--- begin ---
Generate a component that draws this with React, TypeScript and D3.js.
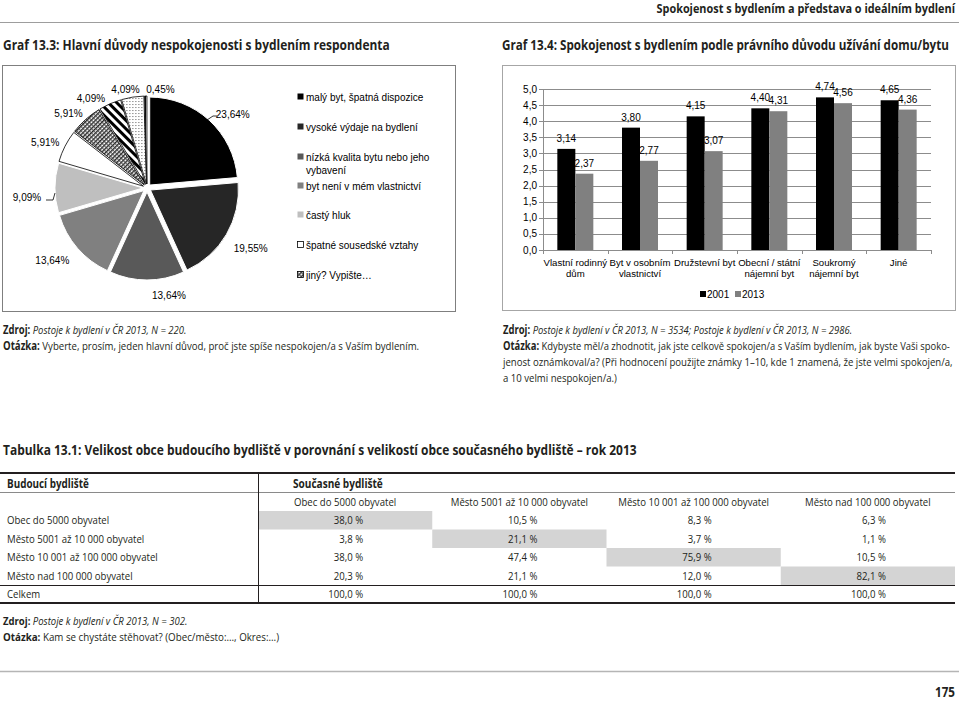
import React from "react";
import * as d3 from "d3";

// ---------- DATA ----------
const pieCategories = [
  "malý byt, špatná dispozice",
  "vysoké výdaje na bydlení",
  "nízká kvalita bytu nebo jeho vybavení",
  "byt není v mém vlastnictví",
  "častý hluk",
  "špatné sousedské vztahy",
  "jiný? Vypište…",
  "ostatní 1",
  "ostatní 2",
  "ostatní 3",
];
const pieValues = [23.64, 19.55, 13.64, 13.64, 9.09, 5.91, 5.91, 4.09, 4.09, 0.45];

const barCategories = [
  ["Vlastní rodinný", "dům"],
  ["Byt v osobním", "vlastnictví"],
  ["Družstevní byt"],
  ["Obecní / státní", "nájemní byt"],
  ["Soukromý", "nájemní byt"],
  ["Jiné"],
];
const barSeriesNames = ["2001", "2013"];
const values2001 = [3.14, 3.8, 4.15, 4.4, 4.74, 4.65];
const values2013 = [2.37, 2.77, 3.07, 4.31, 4.56, 4.36];

const tableRowLabels = [
  "Obec do 5000 obyvatel",
  "Město 5001 až 10 000 obyvatel",
  "Město 10 001 až 100 000 obyvatel",
  "Město nad 100 000 obyvatel",
];
const tableColLabels = [
  "Obec do 5000 obyvatel",
  "Město 5001 až 10 000 obyvatel",
  "Město 10 001 až 100 000 obyvatel",
  "Město nad 100 000 obyvatel",
];
const colObec = [38.0, 3.8, 38.0, 20.3];
const colMesto5001 = [10.5, 21.1, 47.4, 21.1];
const colMesto10001 = [8.3, 3.7, 75.9, 12.0];
const colMesto100000 = [6.3, 1.1, 10.5, 82.1];
const colTotals = [100.0, 100.0, 100.0, 100.0];

// ---------- STYLE / LAYOUT ----------
const W = 959;
const H = 701;
const CHART_FONT = "'Liberation Sans', Arial, sans-serif";
const BODY_FONT = "'Open Sans', 'Noto Sans', sans-serif";
const INK = "#231f20";
const pieFills = ["#000000", "#262626", "#595959", "#808080", "#bfbfbf", "#ffffff", "url(#hatch)", "url(#stripes)", "url(#dots)", "url(#tiny)"];
const labelNudge: [number, number][] = [
  [10, 0], [7, 9], [22, 6], [-10, 6], [-8, 9], [-2, 0], [-4, 0], [-11, 2], [-4, 1], [15, 2],
];

const fmt1 = (v: number) => d3.format(".1f")(v).replace(".", ",");
const fmt2 = (v: number) => d3.format(".2f")(v).replace(".", ",");

// text measuring for condensed look (scale horizontally)
let _ctx: CanvasRenderingContext2D | null = null;
function measure(text: string, size: number, weight = "normal", style = "normal", family = BODY_FONT) {
  if (!_ctx && typeof document !== "undefined") _ctx = document.createElement("canvas").getContext("2d");
  if (!_ctx) return text.length * size * 0.5;
  _ctx.font = `${style} ${weight} ${size}px ${family}`;
  return _ctx.measureText(text).width;
}

type Part = [string, string];
function FitText({ x, y, width, parts, size = 11.5, anchor = "start", sx }: { x: number; y: number; width?: number; parts: Part[]; size?: number; anchor?: "start" | "end" | "middle"; sx?: number }) {
  const natural = parts.reduce(
    (s, [st, t]) => s + measure(t, size, st === "b" ? "bold" : "normal", st === "i" ? "italic" : "normal"),
    0
  );
  const k = sx !== undefined ? sx : width ? width / natural : 1;
  return (
    <g transform={`translate(${x},${y}) scale(${k},1)`}>
      <text x={0} y={0} textAnchor={anchor} fontFamily={BODY_FONT} fontSize={size} fill={INK}>
        {parts.map(([st, t], i) => (
          <tspan key={i} fontWeight={st === "b" ? "bold" : "normal"} fontStyle={st === "i" ? "italic" : "normal"}>
            {t}
          </tspan>
        ))}
      </text>
    </g>
  );
}

function PieChart() {
  const cx = 147, cy = 188, R = 88;
  const arcs = d3.pie<number>().sort(null).value((d) => d)(pieValues);
  const arcGen = d3.arc<d3.PieArcDatum<number>>().innerRadius(0).outerRadius(R);
  const fs = 10;
  return (
    <g fontFamily={CHART_FONT}>
      <rect x={2.5} y={65.5} width={453} height={246} fill="#fff" stroke="#7f7f7f" strokeWidth={1} />
      {arcs.map((a, i) => {
        const mid = (a.startAngle + a.endAngle) / 2;
        const ex = Math.sin(mid) * 4, ey = -Math.cos(mid) * 4;
        return (
          <path
            key={i}
            d={arcGen(a) || ""}
            transform={`translate(${cx + ex},${cy + ey})`}
            fill={pieFills[i]}
            stroke={i < 5 ? "#fff" : "#000"}
            strokeWidth={i < 5 ? 1 : 0.8}
          />
        );
      })}
      {arcs.map((a, i) => {
        const mid = (a.startAngle + a.endAngle) / 2;
        const dx = Math.sin(mid), dy = -Math.cos(mid);
        const px = cx + (R + 8) * dx, py = cy + (R + 8) * dy;
        const lx = px + dx * 16 + labelNudge[i][0];
        const ly = py + dy * 5 + labelNudge[i][1];
        return (
          <text key={i} x={lx} y={ly + 4} textAnchor="middle" fontSize={fs} fill="#000">
            {fmt2(pieValues[i]) + "%"}
          </text>
        );
      })}
      {/* leader lines */}
      <polyline points="207,120 213,116 217,116" fill="none" stroke="#000" strokeWidth={0.8} />
      <polyline points="46,200 53,200 55,193" fill="none" stroke="#000" strokeWidth={0.8} />
      {/* legend */}
      {pieCategories.slice(0, 7).map((c, i) => {
        const ys = [97, 127, 157, 186, 215, 245, 275];
        const y = ys[i];
        const lines = i === 2 ? ["nízká kvalita bytu nebo jeho", "vybavení"] : [c];
        return (
          <g key={i}>
            <rect x={297.5} y={y - 3.5} width={6} height={6} fill={pieFills[i]} stroke={i >= 5 ? "#000" : "none"} strokeWidth={0.8} />
            {lines.map((l, j) => (
              <text key={j} x={306} y={y + 4 + j * 13} fontSize={fs} fill="#000">
                {l}
              </text>
            ))}
          </g>
        );
      })}
    </g>
  );
}

function BarChart() {
  const x0 = 543, x1 = 931, yTop = 89, yBot = 250;
  const y = d3.scaleLinear().domain([0, 5]).range([yBot, yTop]);
  const xb = d3.scaleBand<number>().domain(d3.range(barCategories.length)).range([x0, x1]).padding(0);
  const bw = xb.bandwidth();
  const inner = d3.scaleBand<string>().domain(barSeriesNames).range([bw / 2 - 18, bw / 2 + 18]).padding(0);
  const ticks = y.ticks(10);
  const series = [values2001, values2013];
  const colors = ["#000000", "#808080"];
  const fs = 10;
  return (
    <g fontFamily={CHART_FONT}>
      <rect x={502.5} y={65.5} width={453} height={245} fill="#fff" stroke="#a6a6a6" strokeWidth={1} />
      {ticks.map((t) => (
        <g key={t}>
          {t > 0 && <line x1={x0} x2={x1} y1={Math.round(y(t)) + 0.5} y2={Math.round(y(t)) + 0.5} stroke="#8c8c8c" strokeWidth={1} />}
          <line x1={x0 - 4} x2={x0} y1={Math.round(y(t)) + 0.5} y2={Math.round(y(t)) + 0.5} stroke="#8c8c8c" />
          <text x={537} y={y(t) + 3.5} textAnchor="end" fontSize={fs} fill="#000">
            {fmt1(t)}
          </text>
        </g>
      ))}
      <line x1={x0 + 0.5} x2={x0 + 0.5} y1={yTop} y2={yBot} stroke="#8c8c8c" />
      {series.map((vals, s) =>
        vals.map((v, i) => {
          const bx = (xb(i) as number) + (inner(barSeriesNames[s]) as number);
          return (
            <g key={`${s}-${i}`}>
              <rect x={bx} y={y(v)} width={inner.bandwidth()} height={yBot - y(v)} fill={colors[s]} />
              <text x={bx + inner.bandwidth() / 2} y={y(v) - 7} textAnchor="middle" fontSize={fs} fill="#000">
                {fmt2(v)}
              </text>
            </g>
          );
        })
      )}
      <line x1={x0} x2={x1} y1={yBot + 0.5} y2={yBot + 0.5} stroke="#8c8c8c" />
      {d3.range(barCategories.length + 1).map((i) => {
        const xx = Math.round(x0 + i * bw) + 0.5;
        return <line key={i} x1={xx} x2={xx} y1={yBot} y2={yBot + 4} stroke="#8c8c8c" />;
      })}
      {barCategories.map((lines, i) =>
        lines.map((l, j) => (
          <text key={`${i}-${j}`} x={(xb(i) as number) + bw / 2} y={265.5 + j * 11.5} textAnchor="middle" fontSize={9.6} fill="#000">
            {l}
          </text>
        ))
      )}
      {barSeriesNames.map((n, i) => (
        <g key={n}>
          <rect x={700 + i * 35} y={291} width={6} height={6} fill={colors[i]} />
          <text x={707 + i * 35} y={297.5} fontSize={fs} fill="#000">
            {n}
          </text>
        </g>
      ))}
    </g>
  );
}

function Table() {
  const colX = d3.scaleBand<string>().domain(tableColLabels).range([258, 955]);
  const cw = colX.bandwidth();
  const rowY = d3.scaleBand<string>().domain(tableRowLabels).range([511, 585]);
  const rh = rowY.bandwidth();
  const cols = [colObec, colMesto5001, colMesto10001, colMesto100000];
  const fs = 11.5;
  const k = 151 / measure("Město 10 001 až 100 000 obyvatel", fs);
  return (
    <g>
      {tableRowLabels.map((r, i) => (
        <rect key={r} x={colX(tableColLabels[i])} y={rowY(r)} width={cw} height={rh} fill="#d4d4d4" />
      ))}
      <line x1={0} x2={955} y1={473} y2={473} stroke={INK} strokeWidth={2} />
      <line x1={0} x2={955} y1={492.5} y2={492.5} stroke="#8a8a8a" strokeWidth={1} />
      <line x1={0} x2={955} y1={585.5} y2={585.5} stroke={INK} strokeWidth={1} />
      <line x1={0} x2={955} y1={603} y2={603} stroke={INK} strokeWidth={2} />
      <line x1={258.5} x2={258.5} y1={473} y2={603} stroke={INK} strokeWidth={1} />
      <FitText x={7} y={488} size={fs} width={82} parts={[["b", "Budoucí bydliště"]]} />
      <FitText x={293} y={488} size={fs} width={90} parts={[["b", "Současné bydliště"]]} />
      {tableColLabels.map((c) => (
        <FitText key={c} x={(colX(c) as number) + cw / 2} y={506} size={fs} sx={k} anchor="middle" parts={[["n", c]]} />
      ))}
      {tableRowLabels.map((r, i) => (
        <g key={r}>
          <FitText x={7} y={(rowY(r) as number) + rh / 2 + 4} size={fs} sx={k} parts={[["n", r]]} />
          {cols.map((col, j) => (
            <FitText
              key={j}
              x={(colX(tableColLabels[j]) as number) + cw / 2 + 18}
              y={(rowY(r) as number) + rh / 2 + 4}
              size={fs}
              sx={k}
              anchor="end"
              parts={[["n", fmt1(col[i]) + "\u00a0%"]]}
            />
          ))}
        </g>
      ))}
      <FitText x={7} y={598} size={fs} sx={k} parts={[["n", "Celkem"]]} />
      {colTotals.map((t, j) => (
        <FitText key={j} x={(colX(tableColLabels[j]) as number) + cw / 2 + 18} y={598} size={fs} sx={k} anchor="end" parts={[["n", fmt1(t) + "\u00a0%"]]} />
      ))}
    </g>
  );
}

export default function App() {
  return (
    <div style={{ position: "absolute", left: 0, top: 0, width: W, height: H, background: "#fff" }}>
      <svg width={W} height={H} viewBox={`0 0 ${W} ${H}`} style={{ display: "block" }}>
        <defs>
          <pattern id="hatch" width="3" height="3" patternUnits="userSpaceOnUse" patternTransform="rotate(45)">
            <rect width="3" height="3" fill="#fff" />
            <rect width="1.4" height="3" fill="#222" />
            <rect width="3" height="0.8" fill="#444" />
          </pattern>
          <pattern id="stripes" width="6" height="6" patternUnits="userSpaceOnUse" patternTransform="rotate(-45)">
            <rect width="6" height="6" fill="#fff" />
            <rect width="3" height="6" fill="#000" />
          </pattern>
          <pattern id="dots" width="3" height="3" patternUnits="userSpaceOnUse">
            <rect width="3" height="3" fill="#fff" />
            <rect x="1" y="1" width="0.9" height="0.9" fill="#333" />
          </pattern>
          <pattern id="tiny" width="2" height="2" patternUnits="userSpaceOnUse">
            <rect width="2" height="2" fill="#fff" />
            <rect width="1" height="2" fill="#000" />
          </pattern>
        </defs>
        <rect width={W} height={H} fill="#fff" />

        {/* page header */}
        <FitText x={955} y={13} size={12} width={299} anchor="end" parts={[["b", "Spokojenost s bydlením a představa o ideálním bydlení"]]} />
        <line x1={0} x2={W} y1={22.5} y2={22.5} stroke="#9d9d9d" strokeWidth={1} />

        {/* chart titles */}
        <FitText x={3} y={50} size={13.5} width={390} parts={[["b", "Graf 13.3:  Hlavní důvody nespokojenosti s bydlením respondenta"]]} />
        <FitText x={502} y={50} size={13.5} width={450} parts={[["b", "Graf 13.4:  Spokojenost s bydlením podle právního důvodu užívání domu/bytu"]]} />

        <PieChart />
        <BarChart />

        {/* notes under charts */}
        <FitText x={3} y={334} width={186} parts={[["b", "Zdroj:  "], ["i", "Postoje k bydlení v ČR 2013, N = 220."]]} />
        <FitText x={3} y={350} width={419} parts={[["b", "Otázka:  "], ["n", "Vyberte, prosím, jeden hlavní důvod, proč jste spíše nespokojen/a s Vaším bydlením."]]} />
        <FitText x={503} y={334} width={352} parts={[["b", "Zdroj:  "], ["i", "Postoje k bydlení v ČR 2013, N = 3534; Postoje k bydlení v ČR 2013, N = 2986."]]} />
        <FitText x={503} y={350} width={450} parts={[["b", "Otázka:  "], ["n", "Kdybyste měl/a zhodnotit, jak jste celkově spokojen/a s Vaším bydlením, jak byste Vaši spoko-"]]} />
        <FitText x={503} y={366} width={450} parts={[["n", "jenost oznámkoval/a? (Při hodnocení použijte známky 1–10, kde 1 znamená, že jste velmi spokojen/a,"]]} />
        <FitText x={503} y={382} width={114} parts={[["n", "a 10 velmi nespokojen/a.)"]]} />

        {/* table */}
        <FitText x={3} y={455} size={13.5} width={637} parts={[["b", "Tabulka 13.1:  Velikost obce budoucího bydliště v porovnání s velikostí obce současného bydliště – rok 2013"]]} />
        <Table />

        <FitText x={3} y={625} size={11} width={187} parts={[["b", "Zdroj:  "], ["i", "Postoje k bydlení v ČR 2013, N = 302."]]} />
        <FitText x={3} y={641} size={11} width={279} parts={[["b", "Otázka:  "], ["n", "Kam se chystáte stěhovat? (Obec/město:…, Okres:…)"]]} />

        {/* footer */}
        <line x1={0} x2={W} y1={671.5} y2={671.5} stroke="#b5b5b5" strokeWidth={1.5} />
        <FitText x={955} y={697} size={14} width={20} anchor="end" parts={[["b", "175"]]} />
      </svg>
    </div>
  );
}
--- end ---
# The exercise
Every line from the start of the listing above through the line with "4.09, 4.09, 0.45];" should be repeated exactly; skip the pictures and add nothing else.

# Written answer
Generate a component that draws this with React, TypeScript and D3.js.
import React from "react";
import * as d3 from "d3";

// ---------- DATA ----------
const pieCategories = [
  "malý byt, špatná dispozice",
  "vysoké výdaje na bydlení",
  "nízká kvalita bytu nebo jeho vybavení",
  "byt není v mém vlastnictví",
  "častý hluk",
  "špatné sousedské vztahy",
  "jiný? Vypište…",
  "ostatní 1",
  "ostatní 2",
  "ostatní 3",
];
const pieValues = [23.64, 19.55, 13.64, 13.64, 9.09, 5.91, 5.91, 4.09, 4.09, 0.45];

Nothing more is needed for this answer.